--- Recorded data ---
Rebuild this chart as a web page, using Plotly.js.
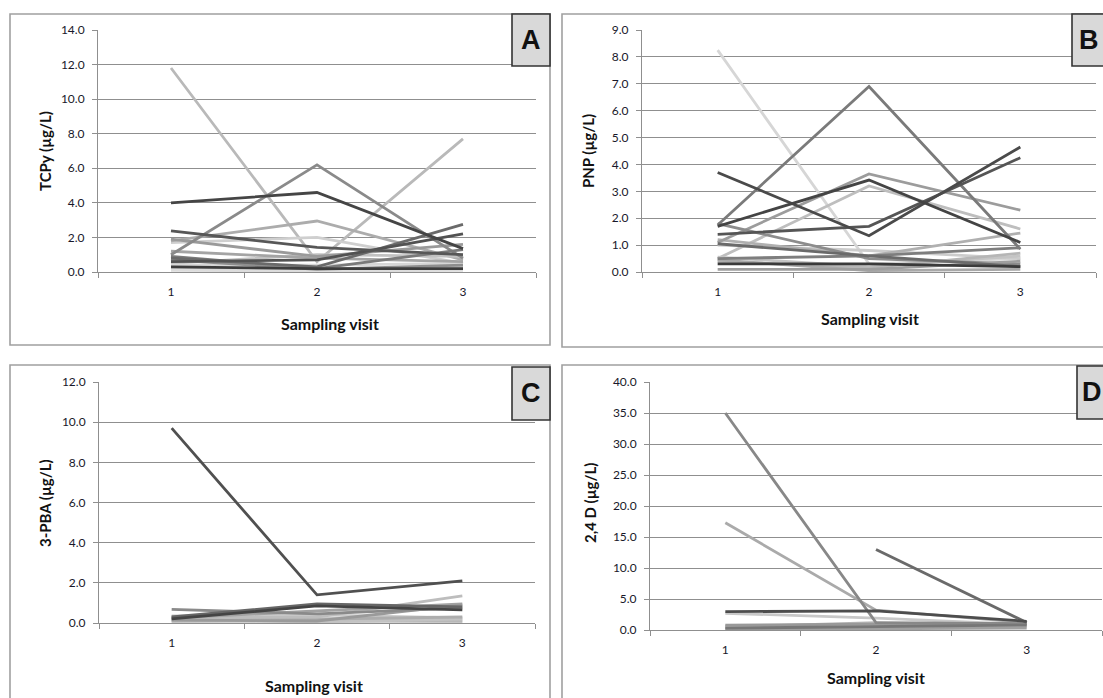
<!DOCTYPE html>
<html>
<head>
<meta charset="utf-8">
<script src="https://cdn.plot.ly/plotly-3.0.1.min.js"></script>
<style>
html,body{margin:0;padding:0;background:#fff;}
#chart{width:1103px;height:698px;}
</style>
</head>
<body>
<div id="chart"></div>
<script>
// ---------------- DATA ----------------
const visits = ['1', '2', '3'];

// Panel A: TCPy (µg/L), one row per participant (visit 1, 2, 3)
const tcpySeries = [
  [11.8, 0.6, 7.7],
  [1.7, 2.0, 0.5],
  [1.8, 2.95, 0.7],
  [0.5, 1.0, 0.9],
  [0.2, 0.1, 0.3],
  [0.1, 0.05, 0.1],
  [0.4, 0.4, 0.5],
  [1.2, 0.8, 0.6],
  [1.9, 0.9, 1.6],
  [1.0, 6.2, 0.8],
  [0.9, 0.2, 1.3],
  [0.7, 0.15, 0.4],
  [0.8, 0.3, 2.75],
  [0.6, 0.7, 2.2],
  [2.38, 1.42, 1.0],
  [0.3, 0.2, 0.2],
  [4.0, 4.6, 1.35]
];
const tcpyColors = ['#b9b9b9','#cfcfcf','#acacac','#c2c2c2','#d2d2d2','#dcdcdc','#d6d6d6','#a4a4a4','#9a9a9a',
                    '#8a8a8a','#7a7a7a','#8e8e8e','#6a6a6a','#525252','#575757','#3c3c3c','#454545'];

// Panel B: PNP (µg/L)
const pnpSeries = [
  [8.25, 0.3, 0.5],
  [0.5, 3.2, 1.6],
  [1.0, 0.8, 0.5],
  [0.55, 0.2, 0.6],
  [1.2, 0.6, 1.45],
  [0.4, 0.15, 0.7],
  [0.45, 0.05, 0.1],
  [1.1, 3.65, 2.3],
  [1.8, 0.5, 0.3],
  [0.1, 0.1, 0.4],
  [1.75, 6.9, 0.85],
  [0.5, 0.6, 0.9],
  [1.05, 0.6, 0.2],
  [0.3, 0.3, 0.2],
  [1.4, 1.7, 4.25],
  [3.7, 1.35, 4.65],
  [1.7, 3.42, 1.1]
];
const pnpColors = ['#d6d6d6','#bebebe','#cccccc','#c4c4c4','#b0b0b0','#b6b6b6','#a8a8a8','#9c9c9c','#8c8c8c',
                   '#9e9e9e','#7a7a7a','#7e7e7e','#6a6a6a','#3a3a3a','#555555','#4a4a4a','#444444'];

// Panel C: 3-PBA (µg/L)
const pbaSeries = [
  [0.05, 0.05, 0.05],
  [0.35, 0.4, 0.25],
  [0.1, 0.15, 0.1],
  [0.2, 0.05, 0.2],
  [0.3, 0.2, 0.3],
  [0.25, 0.3, 1.35],
  [0.25, 0.6, 0.95],
  [0.15, 0.1, 0.9],
  [0.68, 0.45, 0.75],
  [0.3, 0.95, 0.8],
  [0.2, 0.85, 0.65],
  [9.7, 1.4, 2.1]
];
const pbaColors = ['#d0d0d0','#cbcbcb','#b8b8b8','#c2c2c2','#adadad','#bdbdbd','#a2a2a2','#9a9a9a',
                   '#8a8a8a','#666666','#444444','#505050'];

// Panel D: 2,4 D (µg/L) — one participant has no visit-1 value
const dSeries = [
  [0.6, 0.4, 0.5],
  [2.7, 1.9, 0.9],
  [0.5, 1.2, 0.7],
  [0.1, 0.2, 0.3],
  [0.8, 0.9, 1.1],
  [17.3, 3.2, 1.2],
  [35.0, 1.2, 1.0],
  [0.3, 0.5, 0.8],
  [null, 13.0, 1.2],
  [2.95, 3.1, 1.4]
];
const dColors = ['#cccccc','#c8c8c8','#b5b5b5','#a0a0a0','#999999','#aaaaaa','#888888','#777777','#6a6a6a','#4d4d4d'];

const yTitles = ['TCPy (µg/L)', 'PNP (µg/L)', '3-PBA (µg/L)', '2,4 D (µg/L)'];
const xTitle = 'Sampling visit';
const panelLetters = ['A', 'B', 'C', 'D'];
const yMax = [14, 9, 12, 40];
const yStep = [2, 1, 2, 5];

// ---------------- LAYOUT HELPERS ----------------
const W = 1103, H = 698;
const px = v => v / W;
const py = v => 1 - v / H;

const panels = [
  {series: tcpySeries, colors: tcpyColors, xd: [98, 536], yd: [30, 272],
   box: [10, 14, 550, 345], lab: [512, 14, 550, 66], labX: 531, labY: 40,
   yt: [45, 151], xt: [330, 323]},
  {series: pnpSeries, colors: pnpColors, xd: [642, 1096], yd: [30, 272],
   box: [562, 14, 1120, 347], lab: [1072, 14, 1130, 66], labX: 1089, labY: 40,
   yt: [588, 151], xt: [870, 318]},
  {series: pbaSeries, colors: pbaColors, xd: [99, 535], yd: [382, 623],
   box: [10, 365, 550, 720], lab: [512, 367, 550, 420], labX: 531, labY: 393,
   yt: [45, 503], xt: [314, 685]},
  {series: dSeries, colors: dColors, xd: [650, 1102], yd: [382, 630],
   box: [562, 365, 1120, 720], lab: [1077, 366, 1130, 419], labX: 1092, labY: 392,
   yt: [590, 503], xt: [876, 677]}
];

const traces = [];
const layout = {
  width: W, height: H,
  margin: {l: 0, r: 0, t: 0, b: 0},
  paper_bgcolor: '#ffffff',
  plot_bgcolor: '#ffffff',
  showlegend: false,
  hovermode: false,
  font: {family: 'Lato, "Open Sans", sans-serif', color: '#1c1c2a'},
  shapes: [],
  annotations: []
};

const tickFont = {family: 'Lato, sans-serif', size: 12, color: '#18182a'};
const gridCol = '#8f8f8f';

panels.forEach((p, i) => {
  const n = i + 1;
  const xa = 'x' + (n === 1 ? '' : n);
  const ya = 'y' + (n === 1 ? '' : n);
  p.series.forEach((vals, k) => {
    traces.push({
      type: 'scatter', mode: 'lines',
      x: visits, y: vals,
      xaxis: xa, yaxis: ya,
      connectgaps: false,
      line: {color: p.colors[k], width: 2.8},
      hoverinfo: 'skip'
    });
  });
  layout['xaxis' + (n === 1 ? '' : n)] = {
    domain: [px(p.xd[0]), px(p.xd[1])],
    anchor: ya,
    type: 'category',
    range: [-0.5, 2.5],
    tickson: 'boundaries',
    ticks: 'outside', ticklen: 5, tickwidth: 1, tickcolor: gridCol,
    showline: true, linecolor: gridCol, linewidth: 1,
    showgrid: false, zeroline: false,
    tickfont: tickFont,
    ticklabelstandoff: 9,
    fixedrange: true
  };
  layout['yaxis' + (n === 1 ? '' : n)] = {
    domain: [py(p.yd[1]), py(p.yd[0])],
    anchor: xa,
    range: [0, yMax[i]],
    tickmode: 'linear', tick0: 0, dtick: yStep[i],
    tickformat: '.1f',
    ticks: 'outside', ticklen: 5, tickwidth: 1, tickcolor: gridCol,
    showline: true, linecolor: gridCol, linewidth: 1,
    showgrid: true, gridcolor: gridCol, gridwidth: 1,
    zeroline: false,
    tickfont: tickFont,
    ticklabelstandoff: 5,
    fixedrange: true
  };
  // panel frame
  layout.shapes.push({type: 'rect', xref: 'paper', yref: 'paper', layer: 'below',
    x0: px(p.box[0]), x1: px(p.box[2]), y0: py(p.box[3]), y1: py(p.box[1]),
    line: {color: '#a0a0a0', width: 1.6}, fillcolor: 'rgba(0,0,0,0)'});
  // letter box
  layout.shapes.push({type: 'rect', xref: 'paper', yref: 'paper', layer: 'above',
    x0: px(p.lab[0]), x1: px(p.lab[2]), y0: py(p.lab[3]), y1: py(p.lab[1]),
    line: {color: '#333333', width: 1.6}, fillcolor: '#d9d9d9'});
  layout.annotations.push({xref: 'paper', yref: 'paper', x: px(p.labX), y: py(p.labY),
    text: panelLetters[i], showarrow: false, xanchor: 'center', yanchor: 'middle',
    font: {family: '"Liberation Sans", Arial, sans-serif', size: 27, color: '#111111', weight: 'bold'}});
  // axis titles
  layout.annotations.push({xref: 'paper', yref: 'paper', x: px(p.yt[0]), y: py(p.yt[1]),
    text: '<b>' + yTitles[i] + '</b>', showarrow: false, textangle: -90,
    xanchor: 'center', yanchor: 'middle',
    font: {family: 'Lato, sans-serif', size: 15, color: '#111111'}});
  layout.annotations.push({xref: 'paper', yref: 'paper', x: px(p.xt[0]), y: py(p.xt[1]),
    text: '<b>' + xTitle + '</b>', showarrow: false,
    xanchor: 'center', yanchor: 'middle',
    font: {family: 'Lato, sans-serif', size: 16, color: '#111111'}});
});

Plotly.newPlot('chart', traces, layout, {staticPlot: true, displayModeBar: false});
</script>
</body>
</html>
---
- _What is required_
Starting with the first line of the data above and ending with the line containing "const visits = ['1', '2', '3'];", please restate every line exactly, leaving images out.

- _Result of the exercise_
Rebuild this chart as a web page, using Plotly.js.
<!DOCTYPE html>
<html>
<head>
<meta charset="utf-8">
<script src="https://cdn.plot.ly/plotly-3.0.1.min.js"></script>
<style>
html,body{margin:0;padding:0;background:#fff;}
#chart{width:1103px;height:698px;}
</style>
</head>
<body>
<div id="chart"></div>
<script>
// ---------------- DATA ----------------
const visits = ['1', '2', '3'];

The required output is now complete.